(Source code of charts)
***
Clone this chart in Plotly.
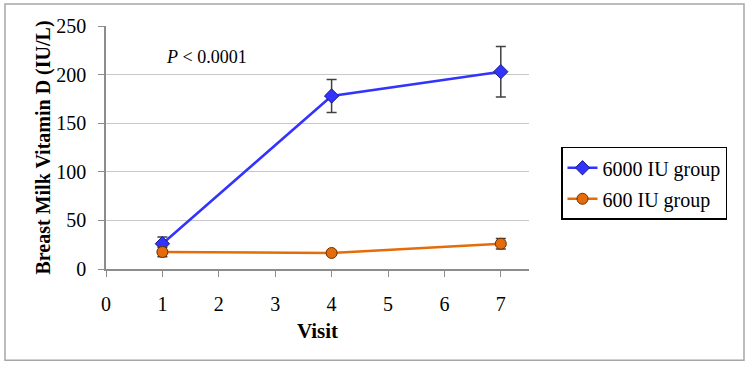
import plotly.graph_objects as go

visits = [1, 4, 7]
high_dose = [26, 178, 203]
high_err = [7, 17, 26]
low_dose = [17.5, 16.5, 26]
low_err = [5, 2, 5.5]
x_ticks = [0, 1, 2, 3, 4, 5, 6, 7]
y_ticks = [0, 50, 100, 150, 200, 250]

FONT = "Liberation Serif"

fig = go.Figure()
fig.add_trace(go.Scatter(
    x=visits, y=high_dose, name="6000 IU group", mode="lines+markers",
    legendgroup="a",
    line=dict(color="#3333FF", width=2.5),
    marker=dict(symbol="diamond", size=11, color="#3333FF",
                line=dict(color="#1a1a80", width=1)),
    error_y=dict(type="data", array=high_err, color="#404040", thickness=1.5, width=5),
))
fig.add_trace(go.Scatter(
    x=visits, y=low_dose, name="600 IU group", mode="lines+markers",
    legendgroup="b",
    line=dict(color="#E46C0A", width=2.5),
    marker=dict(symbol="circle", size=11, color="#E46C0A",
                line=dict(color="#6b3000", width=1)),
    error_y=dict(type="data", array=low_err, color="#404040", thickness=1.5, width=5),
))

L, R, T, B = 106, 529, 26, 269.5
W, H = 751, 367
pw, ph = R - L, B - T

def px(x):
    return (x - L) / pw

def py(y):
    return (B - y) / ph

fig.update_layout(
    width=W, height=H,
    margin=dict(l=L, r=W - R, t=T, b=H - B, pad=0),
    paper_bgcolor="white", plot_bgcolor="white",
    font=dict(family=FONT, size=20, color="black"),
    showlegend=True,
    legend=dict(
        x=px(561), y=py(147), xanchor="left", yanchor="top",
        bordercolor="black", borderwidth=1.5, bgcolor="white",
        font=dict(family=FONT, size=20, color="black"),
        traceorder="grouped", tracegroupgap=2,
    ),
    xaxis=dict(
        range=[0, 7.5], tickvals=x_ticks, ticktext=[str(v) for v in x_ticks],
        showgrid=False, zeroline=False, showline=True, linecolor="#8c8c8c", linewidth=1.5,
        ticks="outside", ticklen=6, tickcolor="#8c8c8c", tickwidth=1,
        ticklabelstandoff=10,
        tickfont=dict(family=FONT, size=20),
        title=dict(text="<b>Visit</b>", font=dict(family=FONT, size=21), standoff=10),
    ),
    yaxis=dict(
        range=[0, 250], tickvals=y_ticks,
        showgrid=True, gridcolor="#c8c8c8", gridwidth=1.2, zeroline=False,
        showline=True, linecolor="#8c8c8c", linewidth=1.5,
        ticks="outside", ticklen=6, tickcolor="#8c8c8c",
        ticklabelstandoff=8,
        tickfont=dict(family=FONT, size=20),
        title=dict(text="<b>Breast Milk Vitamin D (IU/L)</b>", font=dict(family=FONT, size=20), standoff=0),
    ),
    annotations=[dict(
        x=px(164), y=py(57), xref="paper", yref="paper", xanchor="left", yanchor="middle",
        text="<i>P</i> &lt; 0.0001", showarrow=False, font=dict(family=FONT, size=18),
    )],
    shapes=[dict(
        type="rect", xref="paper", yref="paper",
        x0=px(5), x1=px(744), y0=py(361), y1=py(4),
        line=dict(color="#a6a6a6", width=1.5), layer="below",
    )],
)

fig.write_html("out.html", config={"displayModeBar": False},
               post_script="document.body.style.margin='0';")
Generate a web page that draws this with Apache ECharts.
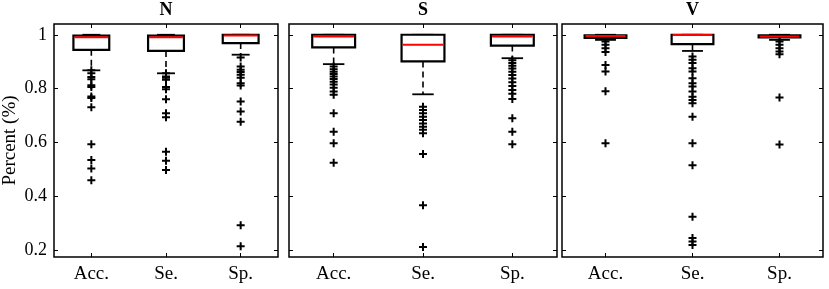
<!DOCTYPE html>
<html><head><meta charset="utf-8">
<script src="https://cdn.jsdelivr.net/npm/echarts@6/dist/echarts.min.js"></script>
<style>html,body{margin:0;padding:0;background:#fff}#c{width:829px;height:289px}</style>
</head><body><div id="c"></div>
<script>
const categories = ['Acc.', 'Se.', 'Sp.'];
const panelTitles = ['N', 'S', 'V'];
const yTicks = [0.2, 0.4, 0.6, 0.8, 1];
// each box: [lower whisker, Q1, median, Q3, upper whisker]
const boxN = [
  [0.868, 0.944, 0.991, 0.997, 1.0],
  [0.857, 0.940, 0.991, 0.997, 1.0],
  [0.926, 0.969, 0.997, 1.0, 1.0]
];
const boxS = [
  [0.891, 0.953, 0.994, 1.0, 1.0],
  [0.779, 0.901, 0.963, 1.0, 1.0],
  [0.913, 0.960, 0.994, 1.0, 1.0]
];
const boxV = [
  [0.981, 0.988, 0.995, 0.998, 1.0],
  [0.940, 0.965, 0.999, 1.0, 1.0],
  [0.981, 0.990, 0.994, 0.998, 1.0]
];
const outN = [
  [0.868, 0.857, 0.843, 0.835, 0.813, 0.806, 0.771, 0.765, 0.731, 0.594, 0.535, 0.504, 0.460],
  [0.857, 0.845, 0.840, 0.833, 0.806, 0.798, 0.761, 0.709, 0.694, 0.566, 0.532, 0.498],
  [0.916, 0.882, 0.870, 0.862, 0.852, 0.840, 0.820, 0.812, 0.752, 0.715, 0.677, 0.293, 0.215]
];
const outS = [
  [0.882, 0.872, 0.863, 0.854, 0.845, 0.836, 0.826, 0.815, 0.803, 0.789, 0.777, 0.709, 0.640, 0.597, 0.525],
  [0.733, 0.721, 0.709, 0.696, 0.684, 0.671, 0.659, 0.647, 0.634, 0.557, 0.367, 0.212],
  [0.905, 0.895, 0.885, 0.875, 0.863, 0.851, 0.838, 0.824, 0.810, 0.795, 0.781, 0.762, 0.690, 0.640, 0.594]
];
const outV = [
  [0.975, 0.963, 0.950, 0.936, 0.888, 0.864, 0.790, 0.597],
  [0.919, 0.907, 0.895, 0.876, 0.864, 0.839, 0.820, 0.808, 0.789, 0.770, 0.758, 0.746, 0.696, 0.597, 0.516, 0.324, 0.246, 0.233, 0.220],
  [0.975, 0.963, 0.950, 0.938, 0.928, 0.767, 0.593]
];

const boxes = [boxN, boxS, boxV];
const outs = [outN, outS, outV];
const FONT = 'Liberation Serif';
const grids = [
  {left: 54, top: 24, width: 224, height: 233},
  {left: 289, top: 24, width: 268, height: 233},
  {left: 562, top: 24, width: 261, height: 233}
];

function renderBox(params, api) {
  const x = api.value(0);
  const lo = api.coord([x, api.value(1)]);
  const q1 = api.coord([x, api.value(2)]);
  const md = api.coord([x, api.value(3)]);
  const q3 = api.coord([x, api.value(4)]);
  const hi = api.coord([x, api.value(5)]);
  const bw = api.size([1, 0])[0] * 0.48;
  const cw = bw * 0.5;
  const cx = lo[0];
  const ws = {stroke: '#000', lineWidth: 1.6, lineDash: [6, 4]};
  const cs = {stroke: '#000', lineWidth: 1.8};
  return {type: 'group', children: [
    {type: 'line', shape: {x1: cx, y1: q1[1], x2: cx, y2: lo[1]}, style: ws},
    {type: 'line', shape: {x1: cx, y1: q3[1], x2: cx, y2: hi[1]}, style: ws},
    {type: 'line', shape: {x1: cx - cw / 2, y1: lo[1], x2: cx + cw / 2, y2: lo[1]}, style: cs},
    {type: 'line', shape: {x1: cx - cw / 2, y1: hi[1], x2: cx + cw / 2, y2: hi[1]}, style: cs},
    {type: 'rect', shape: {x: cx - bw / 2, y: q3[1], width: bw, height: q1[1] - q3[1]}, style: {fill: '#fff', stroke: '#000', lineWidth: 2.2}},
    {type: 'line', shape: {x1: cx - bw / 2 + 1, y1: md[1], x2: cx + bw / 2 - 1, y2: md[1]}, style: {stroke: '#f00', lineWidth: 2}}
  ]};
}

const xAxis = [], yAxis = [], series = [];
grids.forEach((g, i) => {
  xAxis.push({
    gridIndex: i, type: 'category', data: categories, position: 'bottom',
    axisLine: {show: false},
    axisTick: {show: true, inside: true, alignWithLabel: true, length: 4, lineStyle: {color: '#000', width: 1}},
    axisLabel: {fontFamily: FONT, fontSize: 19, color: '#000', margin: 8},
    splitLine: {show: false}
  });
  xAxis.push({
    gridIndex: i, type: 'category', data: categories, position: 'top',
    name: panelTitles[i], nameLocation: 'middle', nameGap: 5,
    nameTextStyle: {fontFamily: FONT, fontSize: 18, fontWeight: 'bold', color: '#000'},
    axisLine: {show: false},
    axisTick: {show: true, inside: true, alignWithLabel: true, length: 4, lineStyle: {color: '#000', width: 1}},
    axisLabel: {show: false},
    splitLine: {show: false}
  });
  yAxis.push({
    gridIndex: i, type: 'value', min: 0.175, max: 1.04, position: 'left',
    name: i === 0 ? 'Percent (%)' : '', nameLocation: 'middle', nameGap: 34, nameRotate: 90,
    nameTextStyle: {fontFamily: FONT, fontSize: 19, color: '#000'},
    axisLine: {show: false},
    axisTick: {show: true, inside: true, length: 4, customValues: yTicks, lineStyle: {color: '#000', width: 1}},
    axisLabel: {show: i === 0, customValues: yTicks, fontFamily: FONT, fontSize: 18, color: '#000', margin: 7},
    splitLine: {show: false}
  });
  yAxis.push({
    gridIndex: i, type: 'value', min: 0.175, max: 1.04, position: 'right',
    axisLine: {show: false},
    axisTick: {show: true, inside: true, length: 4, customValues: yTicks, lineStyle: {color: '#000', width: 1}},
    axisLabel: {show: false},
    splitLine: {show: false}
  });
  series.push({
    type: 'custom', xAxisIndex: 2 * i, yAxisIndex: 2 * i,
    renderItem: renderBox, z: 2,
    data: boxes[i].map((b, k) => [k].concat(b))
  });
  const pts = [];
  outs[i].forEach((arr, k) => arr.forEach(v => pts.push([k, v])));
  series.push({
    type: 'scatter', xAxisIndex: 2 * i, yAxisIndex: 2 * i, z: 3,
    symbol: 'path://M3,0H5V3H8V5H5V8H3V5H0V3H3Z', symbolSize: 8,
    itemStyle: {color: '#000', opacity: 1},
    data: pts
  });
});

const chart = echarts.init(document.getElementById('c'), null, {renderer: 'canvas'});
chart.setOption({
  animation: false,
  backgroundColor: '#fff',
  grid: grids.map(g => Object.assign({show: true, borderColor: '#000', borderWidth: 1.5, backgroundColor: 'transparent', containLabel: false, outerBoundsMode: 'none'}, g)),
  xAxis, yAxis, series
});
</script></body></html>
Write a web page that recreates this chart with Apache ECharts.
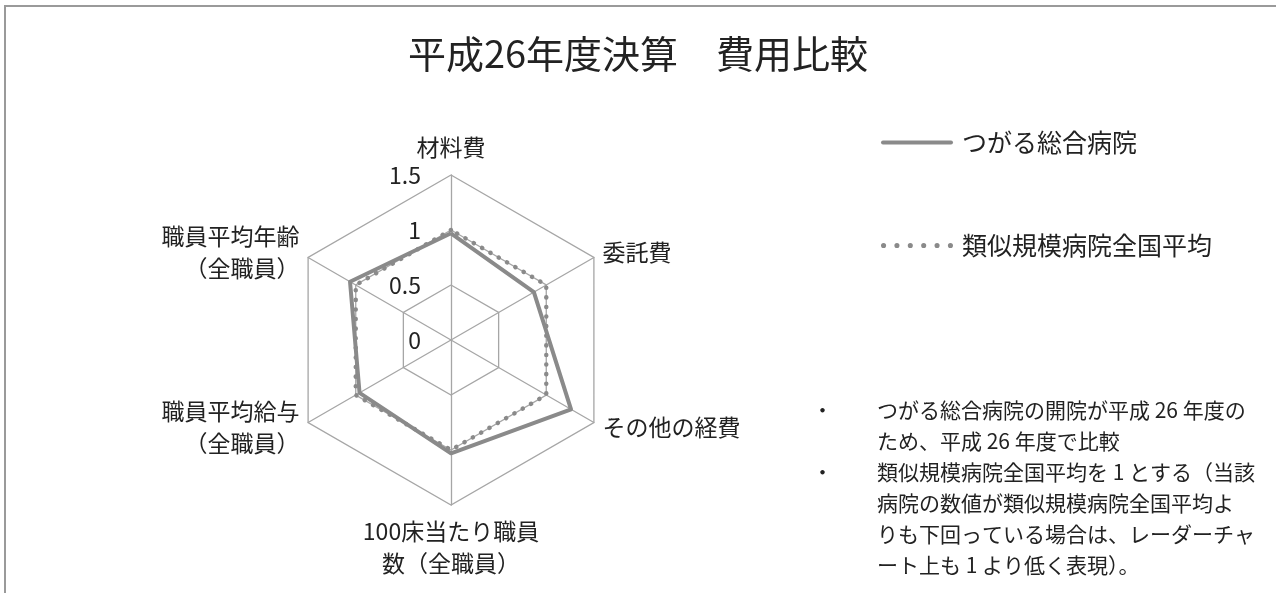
***
• [What you will do] Identify and copy the lines holding the word "that".

• [Exercise result]
Generate a web page that draws this with Apache ECharts.
Write a web page that recreates this chart with Apache ECharts.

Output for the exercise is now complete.